Extract from Australian Broadcasting Corporation - ABC Online, on 15 March 2005

The Aboriginal and Torres Strait Islander Commission (ATSIC) is one step closer to being abolished, with amended legislation to dissolve the Indigenous body passing the Senate last night.

However, the Government is expected to reject Labor's amendments to the Bill when they are considered in the House of Representatives.

Under the amended legislation, ATSIC would be abolished as soon as the Bill becomes law.

But its regional councils would be dissolved in December, six months later than the Government had planned.
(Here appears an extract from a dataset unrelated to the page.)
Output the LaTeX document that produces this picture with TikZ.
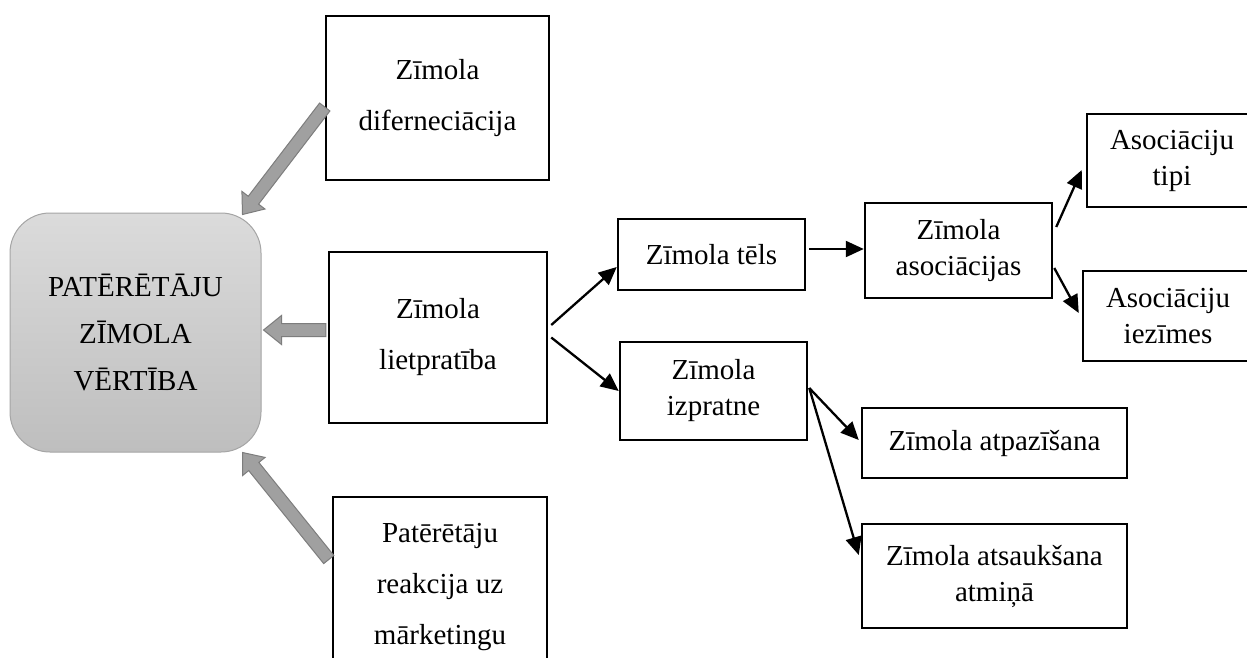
\documentclass[tikz,border=0pt]{standalone}
\usepackage{fontspec}
\setmainfont{Liberation Serif}
\usetikzlibrary{arrows.meta,calc}
\definecolor{cbvtop}{RGB}{219,219,219}
\definecolor{cbvbot}{RGB}{190,190,190}
\definecolor{cbvline}{RGB}{165,165,165}
\definecolor{garrfill}{RGB}{160,160,160}
\definecolor{garrline}{RGB}{125,125,125}
\newcommand{\blockarrow}[2]{%
  \coordinate (ga-t) at #1;
  \coordinate (ga-h) at #2;
  \coordinate (ga-b) at ($(ga-h)!18pt!(ga-t)$);
  \filldraw[blockarr] ($(ga-t)!6.5pt!90:(ga-h)$) -- ($(ga-b)!6.5pt!90:(ga-h)$) --
    ($(ga-b)!14.5pt!90:(ga-h)$) -- (ga-h) -- ($(ga-b)!14.5pt!-90:(ga-h)$) --
    ($(ga-b)!6.5pt!-90:(ga-h)$) -- ($(ga-t)!6.5pt!-90:(ga-h)$) -- cycle;}
\tikzset{
  box/.style={draw, line width=2.5pt, align=center, inner sep=0pt},
  fwide/.style={font=\fontsize{29}{51}\selectfont},
  fnarrow/.style={font=\fontsize{29}{36}\selectfont},
  blockarr/.style={fill=garrfill, draw=garrline, line width=1pt, line join=miter},
  conn/.style={line width=2.3pt, -{Triangle[length=18pt,width=16pt]}},
}
\begin{document}
\begin{tikzpicture}[x=1pt,y=-1pt]
\clip (0,0) rectangle (1247,658);
\fill[white] (0,0) rectangle (1247,658);

% central rounded box
\node[rounded corners=40pt, top color=cbvtop, bottom color=cbvbot, draw=cbvline,
  line width=1pt, minimum width=251pt, minimum height=239pt, align=center,
  font=\fontsize{29}{47}\selectfont] (cbv) at (135.5,332.5)
  {PATĒRĒTĀJU\\ZĪMOLA\\VĒRTĪBA};

% left-side inputs
\node[box, fwide, minimum width=223pt, minimum height=164pt] (diff) at (437.5,98)
  {Zīmola\\diferneciācija};
\node[box, fwide, minimum width=218pt, minimum height=171pt] (lp) at (438,337.5)
  {Zīmola\\lietpratība};
\node[box, fwide, minimum width=214pt, minimum height=180pt] (pr) at (440,587)
  {Patērētāju\\reakcija uz\\mārketingu};

% right branch
\node[box, fnarrow, minimum width=187pt, minimum height=71pt] (tels) at (711.5,254.5)
  {Zīmola tēls};
\node[box, fnarrow, minimum width=187pt, minimum height=98pt] (izp) at (713.5,391)
  {Zīmola\\izpratne};
\node[box, fnarrow, minimum width=187pt, minimum height=95pt] (asoc) at (958.5,250.5)
  {Zīmola\\asociācijas};
\node[box, fnarrow, minimum width=170pt, minimum height=93pt] (tipi) at (1172,160.5)
  {Asociāciju\\tipi};
\node[box, fnarrow, minimum width=170pt, minimum height=90pt] (iez) at (1168,316)
  {Asociāciju\\iezīmes};
\node[box, fnarrow, minimum width=265pt, minimum height=70pt] (atp) at (994.5,443)
  {Zīmola atpazīšana};
\node[box, fnarrow, minimum width=265pt, minimum height=104pt] (ats) at (994.5,576)
  {Zīmola atsaukšana\\atmiņā};

% gray block arrows into the central box
\blockarrow{([yshift=-9pt]diff.west)}{([xshift=-19pt,yshift=-2pt]cbv.north east)}
\blockarrow{([xshift=-2pt,yshift=7.5pt]lp.west)}{([xshift=2pt,yshift=2.5pt]cbv.east)}
\blockarrow{([xshift=-3pt,yshift=27.5pt]pr.west)}{([xshift=-19pt,yshift=0pt]cbv.south east)}

% black connectors
\draw[conn] ([xshift=3pt,yshift=12.5pt]lp.east) -- ([yshift=-12.5pt]tels.west);
\draw[conn] ([xshift=3pt]lp.east) -- (izp.west);
\draw[conn] ([xshift=3pt,yshift=5.5pt]tels.east) -- ([yshift=1.5pt]asoc.west);
\draw[conn] ([xshift=3pt,yshift=23.5pt]asoc.east) -- ([xshift=-4pt,yshift=-9.5pt]tipi.west);
\draw[conn] ([xshift=1pt,yshift=-17.5pt]asoc.east) -- ([xshift=-3pt,yshift=3pt]iez.west);
\draw[conn] ([xshift=1pt,yshift=3pt]izp.east) -- ([xshift=-2pt,yshift=3pt]atp.west);
\draw[conn] ([xshift=1pt,yshift=3pt]izp.east) -- ([xshift=-2pt,yshift=21pt]ats.west);
\end{tikzpicture}
\end{document}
Labor's Kim Carr hopes the Government will now support the Opposition's amendments in the House of Representatives.

"It is important for the regional councils to conclude their work to establish the regional agreements, which the Government said were so important," he said.

But the Indigenous Affairs Minister, Amanda Vanstone, says that is unlikely.

"Unfortunately the amendments leave the regional councils in place for another six months, there doesn't seem any real value in that," she said.

"They were given 12 months notice, what difference will another six months make?

"We should simply get on with the job of creating the new arrangements, let the Indigenous specific arrangements develop, and I'm sorry that the bill has therefore been amended in this way."

Ms Vanstone says Labor should drop its amendments, so the Bill can pass the Parliament before it rises on Thursday.

"Labor announced months and months and months ago under the leadership of Mark Latham it would get rid of ATSIC, and that's what they should be doing," she said.

ATSIC replacement

Indigenous communities are now trying to find a replacement for ATSIC.

A series of consultative meetings are under way in New South Wales between ATSIC leaders, Indigenous coordination centres and the State Department of Aboriginal Affairs.

The chairman of the Many Rivers Regional Council, Steven Blunden, says Indigenous people want a representative body.

"If we haven't got a voice there, we all become the lone rangers," he said.

"We become the lone rangers and individual organisations and individual people have to deal directly with those individual government agencies.

"And if we haven't got the expert or the support when you go along, well that's going to put you right back. That's going to put our people right back."